I feel like this discussion is inevitably more about why certain works are praised and valued and the negative connotations around the term "fanfiction" rather than the thread's question itself, but the thread's question is the one that I find more interesting so instead I'll just focus on that and see where it takes me.
The pre-Renissance/Renissance period that Divine Comedy was made in generally focuses (similarly to Classicism that will come later) around the return to the antic poetic standards. Beauty, in its philosophy, does not lie necessarily in the content or imagery, but the in form. The historical and artistic value of Dante's Inferno lies, first and foremost, believe it or not, in its structure. It's written in endecasyllables (every line has eleven syllables), the rhyme is structured to go in threes, and the overall work is structured to have 3 sections (Inferno, Purgatorio, Paradiso), with a total of 100 cantos; 3 symbolizing the holy trinity, 100 symbolizing the number of perfection. Numbers were a really big deal to Renissance poets.
With the return to the antic roots, however, is, to an extent, a return to the antic characters -- the depiction of Hell is not just focused around the Bible -- it has mythological characters -- the gatekeeper of Hell is King Minos, for instance. It has politicians and historical figures who were alive in Dante's time, it has Virgil the poet, it has Beatrice, the woman whom Dante loved even though they never even said a work because the guy was kind of creepy like that.
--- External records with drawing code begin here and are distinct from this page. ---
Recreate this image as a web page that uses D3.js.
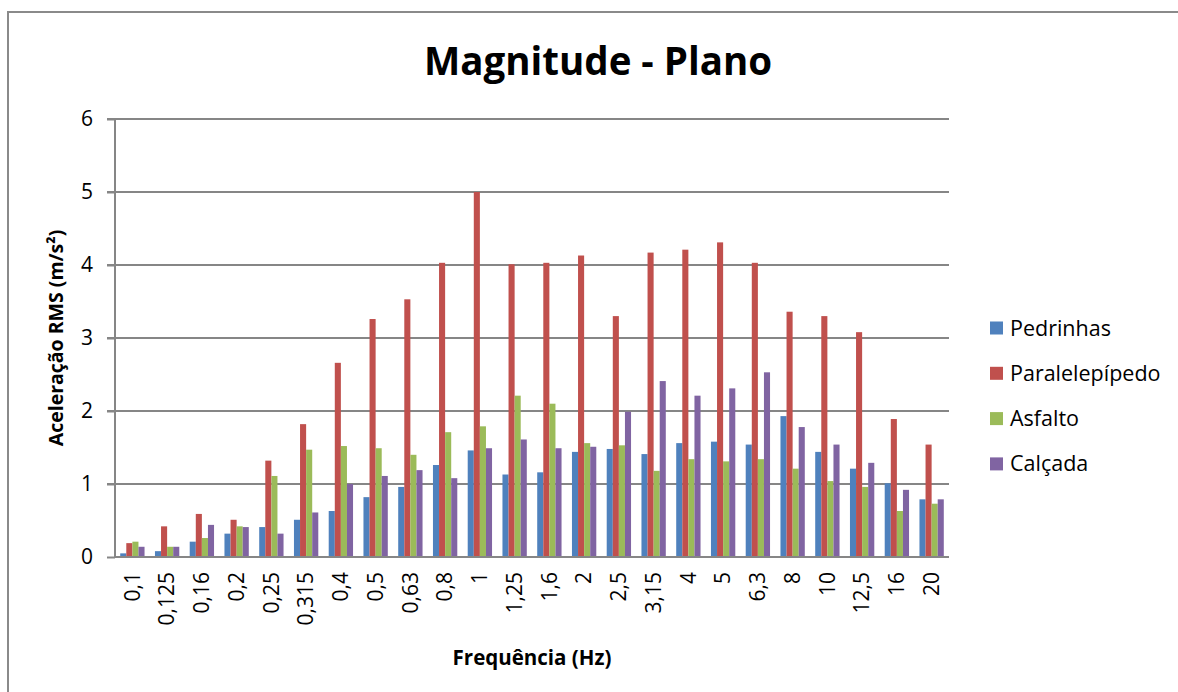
<!DOCTYPE html>
<html><head><meta charset="utf-8">
<script src="https://cdn.jsdelivr.net/npm/d3@7"></script>
<style>
html,body{margin:0;padding:0;background:#fff;}
svg{display:block;}
text{font-family:"Open Sans","Noto Sans",sans-serif;fill:#000;}
</style></head>
<body>
<script>
const categories = ["0,1","0,125","0,16","0,2","0,25","0,315","0,4","0,5","0,63","0,8","1","1,25","1,6","2","2,5","3,15","4","5","6,3","8","10","12,5","16","20"];
const seriesNames = ["Pedrinhas","Paralelepípedo","Asfalto","Calçada"];
const pedrinhas     = [0.05,0.08,0.21,0.32,0.41,0.51,0.63,0.82,0.96,1.26,1.46,1.13,1.16,1.44,1.48,1.41,1.56,1.58,1.54,1.93,1.44,1.21,1.01,0.79];
const paralelepipedo= [0.19,0.42,0.59,0.51,1.32,1.82,2.66,3.26,3.53,4.03,5.00,4.01,4.03,4.13,3.30,4.17,4.21,4.31,4.03,3.36,3.30,3.08,1.89,1.54];
const asfalto       = [0.21,0.14,0.26,0.42,1.11,1.47,1.52,1.49,1.40,1.71,1.79,2.21,2.10,1.56,1.53,1.18,1.34,1.31,1.34,1.21,1.04,0.96,0.63,0.73];
const calcada       = [0.14,0.14,0.44,0.41,0.32,0.61,1.00,1.11,1.19,1.08,1.49,1.61,1.49,1.51,1.99,2.41,2.21,2.31,2.53,1.78,1.54,1.29,0.92,0.79];
const yTicks = [0,1,2,3,4,5,6];
const colors = ["#4F81BD","#C0504D","#9BBB59","#8064A2"];
const titleText = "Magnitude - Plano";
const yTitle = "Aceleração RMS (m/s²)";
const xTitle = "Frequência (Hz)";

const values = [pedrinhas, paralelepipedo, asfalto, calcada];
const W = 1178, H = 692;
const m = {left:115, right:949, top:119, bottom:557};

const svg = d3.select("body").append("svg").attr("width",W).attr("height",H);

// outer border
svg.append("rect").attr("x",8).attr("y",12).attr("width",W+20).attr("height",H+20)
  .attr("fill","none").attr("stroke","#8a8a8a").attr("stroke-width",2);

const x = d3.scaleBand().domain(categories).range([m.left,m.right]).paddingInner(0.3).paddingOuter(0.15);
const xs = d3.scaleBand().domain(d3.range(4)).range([0,x.bandwidth()]);
const y = d3.scaleLinear().domain([0,6]).range([m.bottom,m.top]);

// gridlines
svg.append("g").selectAll("line").data(yTicks.filter(d=>d>0)).join("line")
  .attr("x1",m.left-8).attr("x2",m.right).attr("y1",d=>y(d)).attr("y2",d=>y(d))
  .attr("stroke","#868686").attr("stroke-width",2);

// bars
const g = svg.append("g");
categories.forEach((c,i)=>{
  values.forEach((s,k)=>{
    g.append("rect").attr("x",x(c)+xs(k)).attr("width",xs.bandwidth())
      .attr("y",y(s[i])).attr("height",y(0)-y(s[i])).attr("fill",colors[k]);
  });
});

// y axis
const ya = svg.append("g").attr("transform",`translate(${m.left},0)`)
  .call(d3.axisLeft(y).tickValues(yTicks).tickSize(8).tickPadding(14).tickFormat(d3.format("d")));
ya.select(".domain").attr("stroke","#868686").attr("stroke-width",2).attr("d",`M0,${m.top}V${m.bottom}`);
ya.selectAll(".tick line").attr("stroke","#868686").attr("stroke-width",2);
ya.selectAll(".tick text").attr("font-size",21).attr("font-family","Open Sans").attr("fill","#000");

// x axis
const xa = svg.append("g").attr("transform",`translate(0,${m.bottom})`)
  .call(d3.axisBottom(x).tickSize(0).tickPadding(0));
xa.select(".domain").attr("stroke","#868686").attr("stroke-width",2).attr("d",`M${m.left},0H${m.right}`);
xa.selectAll(".tick text").attr("font-size",21).attr("font-family","Open Sans").attr("fill","#000")
  .attr("transform","rotate(-90)").attr("text-anchor","end").attr("dy","0.35em").attr("x",-15).attr("y",0);

// titles
svg.append("text").attr("x",598).attr("y",75).attr("text-anchor","middle")
  .attr("font-size",38.5).attr("font-weight","bold").text(titleText);
svg.append("text").attr("transform",`translate(63,${(m.top+m.bottom)/2}) rotate(-90)`)
  .attr("text-anchor","middle").attr("font-size",19.5).attr("font-weight","bold").text(yTitle);
svg.append("text").attr("x",(m.left+m.right)/2).attr("y",665).attr("text-anchor","middle")
  .attr("font-size",20.5).attr("font-weight","bold").text(xTitle);

// legend
const lg = svg.append("g");
seriesNames.forEach((n,k)=>{
  const cy = 328 + k*45.3;
  lg.append("rect").attr("x",990).attr("y",cy-6.5).attr("width",13).attr("height",13).attr("fill",colors[k]);
  lg.append("text").attr("x",1010).attr("y",cy).attr("dy","0.35em").attr("font-size",21.5).text(n);
});
</script>
</body></html>
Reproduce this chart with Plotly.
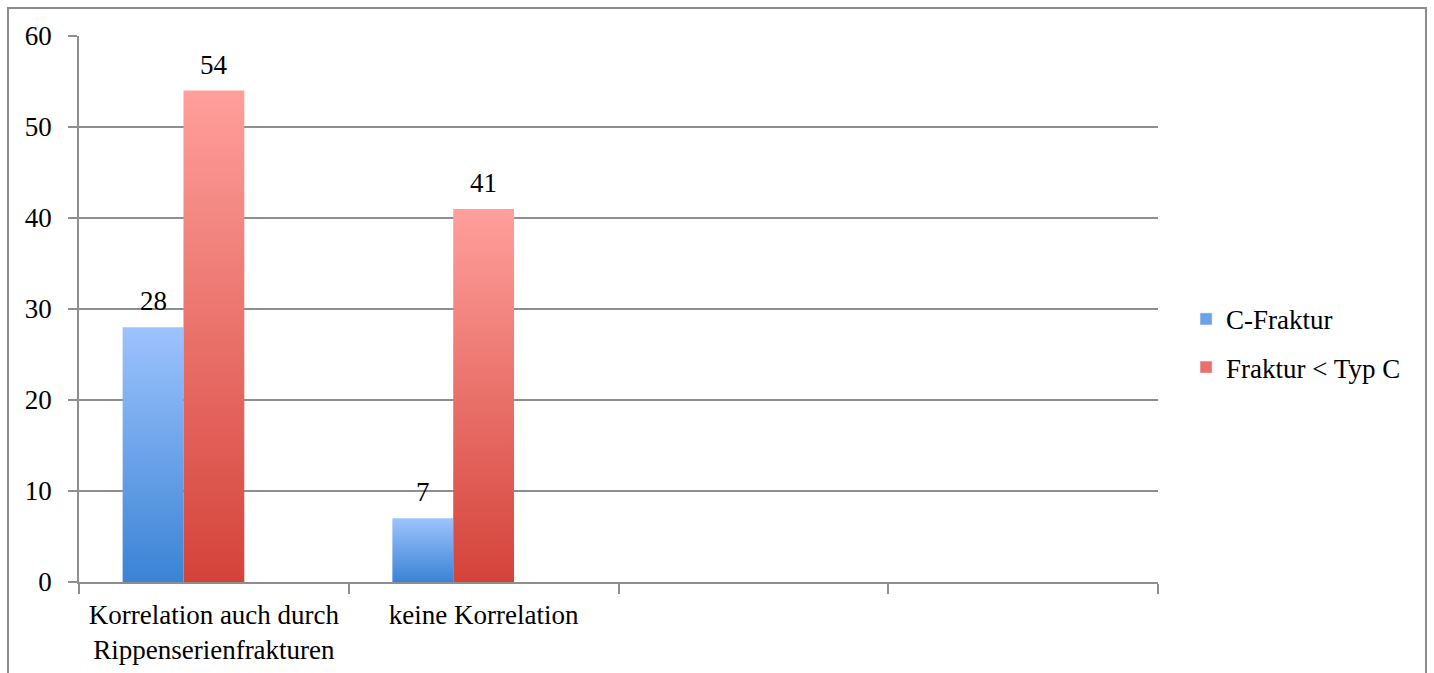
import plotly.graph_objects as go

categories = ["Korrelation auch durch<br>Rippenserienfrakturen", "keine Korrelation", "", ""]
series_names = ["C-Fraktur", "Fraktur < Typ C"]
c_fraktur = [28, 7]
fraktur_lt_c = [54, 41]
y_ticks = [0, 10, 20, 30, 40, 50, 60]

series_values = [c_fraktur, fraktur_lt_c]
grad_top = ["#9DC3FD", "#FF9F9B"]
grad_bot = ["#3A83D5", "#D4433A"]
legend_col = ["#6BA2EA", "#EA716A"]

FONT = "Liberation Serif"
FS = 27
GRID = "#8E8E8E"

bar_w = 0.2255
slot_offsets = [-bar_w, 0.0]  # third (empty) series slot to the right

fig = go.Figure()

for j, vals in enumerate(series_values):
    for i, v in enumerate(vals):
        xc = i + slot_offsets[j]
        x0, x1 = xc - bar_w / 2, xc + bar_w / 2
        fig.add_trace(go.Scatter(
            x=[x0, x1, x1, x0, x0], y=[0, 0, v, v, 0],
            mode="lines", line=dict(width=0), fill="toself",
            fillgradient=dict(type="vertical",
                              colorscale=[[0, grad_bot[j]], [1, grad_top[j]]]),
            showlegend=False, hoverinfo="skip"))
        fig.add_annotation(x=xc, y=v, text=str(v), showarrow=False,
                           yanchor="bottom", yshift=9,
                           font=dict(family=FONT, size=FS, color="black"))
    fig.add_trace(go.Bar(x=[None], y=[None], name=series_names[j],
                         marker=dict(color=legend_col[j]), legendgroup=series_names[j]))

n_cat = len(categories)
fig.update_xaxes(range=[-0.5, n_cat - 0.5], tickvals=list(range(n_cat)), ticktext=categories,
                 ticks="", showgrid=False, showline=True, linecolor=GRID, linewidth=1.5,
                 zeroline=False, ticklabelstandoff=8, automargin=False,
                 tickfont=dict(family=FONT, size=FS, color="black"),
                 minor=dict(tickvals=[k - 0.5 for k in range(n_cat + 1)], ticks="outside",
                            ticklen=10, tickcolor=GRID, tickwidth=1.5, showgrid=False))
fig.update_yaxes(range=[0, 60], tickvals=y_ticks, ticks="outside", ticklen=9, tickcolor=GRID,
                 tickwidth=1.5, showgrid=True, gridcolor=GRID, gridwidth=1.5,
                 showline=True, linecolor=GRID, linewidth=1.5, zeroline=False,
                 ticklabelstandoff=11, automargin=False,
                 tickfont=dict(family=FONT, size=FS, color="black"))

pw, ph = 1434 - 79 - 276, 673 - 36 - 91
fig.add_shape(type="rect", xref="paper", yref="paper",
              x0=(8 - 79) / pw, x1=(1426 - 79) / pw,
              y0=(582 - 700) / ph, y1=(582 - 8) / ph,
              line=dict(color="#8C8C8C", width=2), layer="below")

fig.update_layout(
    width=1434, height=673,
    margin=dict(l=79, r=276, t=36, b=91),
    plot_bgcolor="white", paper_bgcolor="white",
    showlegend=True,
    legend=dict(x=1.026, y=0.437, xanchor="left", yanchor="middle",
                font=dict(family=FONT, size=FS, color="black"),
                tracegroupgap=10, bgcolor="rgba(0,0,0,0)"),
)

fig.write_html("out.html")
In general, I think Dante's Inferno is kind of a bad example for "fanfiction" regardless of the connotations behind the word; it utilizes mythology and religious concepts that have been around for so long that they've made their way into essentially all forms and media for centuries now. Once you call Dante's Inferno fanfiction, you essentially expand the definition to most, if not all works throughout history, at which point the point of the word itself starts to get lost. And there is still a point -- I inherently understand what you say when you say "fanfiction" on a general basis and that helps communication.
The fact that people might look down on the art form is, again, another discussion altogether, but I don't think that argument gets won by arguing "actually, existing works are basically fanfiction too, y'know"; at that point, it's a semantics discussion, and not a discussion on the worth authors can bring to the table by using existing stories as a starting point -- which is the ultimate argument that should be made, in my mind.